Lamphere felt the department was unappreciative of her research. When a male colleague, whom she thought less qualified, was granted tenure and Lamphere was denied it, she decided to fight.

"Well, I'm going to sue," she remembers thinking.

The process started with an internal grievance procedure. Lamphere then hired a lawyer and, along with three other female faculty members who had been denied tenure or fired, filed suit against the University for sexual discrimination.

The eventual settlement, in 1977, granted tenure to Lamphere and two of the three other professors in the suit. More importantly, it established what came to be known as the "Lamphere Decree" - a legal requirement for the University to increase the number of tenured female faculty to 74.

The consent decree and a monitoring committee appointed in part by Lamphere "was a form of a watchdog," she said, to ensure fair procedures for hiring and tenuring.

The University appealed unsuccessfully in 1987, then again, successfully, in 1991, for the decree to be lifted. By the time the decree was lifted, the number of tenured female faculty had increased five-fold.

According to a 1991 book, "The Search for Equity: Women at Brown University, 1891-1991," only 2.5 percent of tenured faculty and 8.5 percent of untenured faculty were women in 1976. In 1991, the year before a court lifted the consent decree, 16 percent of tenured faculty and 43 percent of junior faculty were female.

These numbers positioned Brown as a leader among its peers. Faculty homogeneity was especially pervasive in the Ivy League. A Jan. 24, 1993 New York Times article - printed one year after the Lamphere Decree was vacated - reported that women comprised only 7 to 13 percent of Ivy League professors.

"The more prestigious the institution, the fewer women there are," the article stated.

Lamphere, meanwhile, went on to have a distinguished career in anthropology. She moved to the University of New Mexico after being denied tenure but in 1975 returned to Brown, where she still had personal connections, and stayed - in a tenured position - until 1986. Lamphere later served as president of the American Anthropological Association and wrote or collaborated on seven books.

Warren said Lamphere's gift was "a wonderfully optimistic statement."

"She could have given money to any institution, but picked Brown," Warren said. "There is something about closing the circle and righting a wrong that's very powerful over time."

In recognition of the gift, the anthropology department is hosting a conference on Oct. 25 in Lamphere's honor about the past and future of gender studies.
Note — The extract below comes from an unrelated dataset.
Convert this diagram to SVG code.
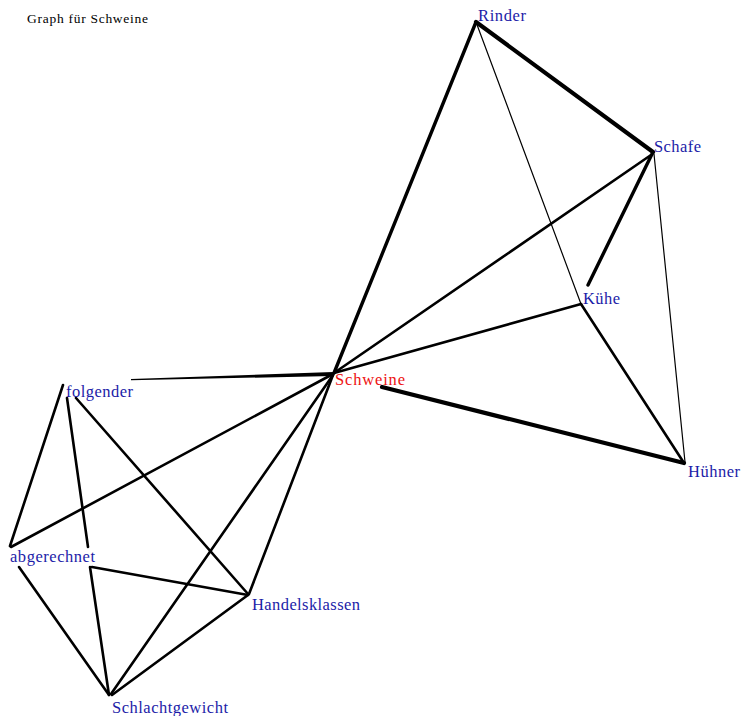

"The conference is our way of thanking Louise for her tremendous generosity," Warren said. "I thought there was no way better than to organize a reflection on the history of gender studies at Brown."

The conference will feature professors who were at Brown in the 1970s reflecting on changes to the field of gender studies since then - "a history that's sort of hidden because we've gone so far in the interim that we've forgotten the early roots," Warren said.

"Its also very powerful over time to remember one's youth and activism, and see that out of those struggles, a really important change in the academy developed, and it really worked."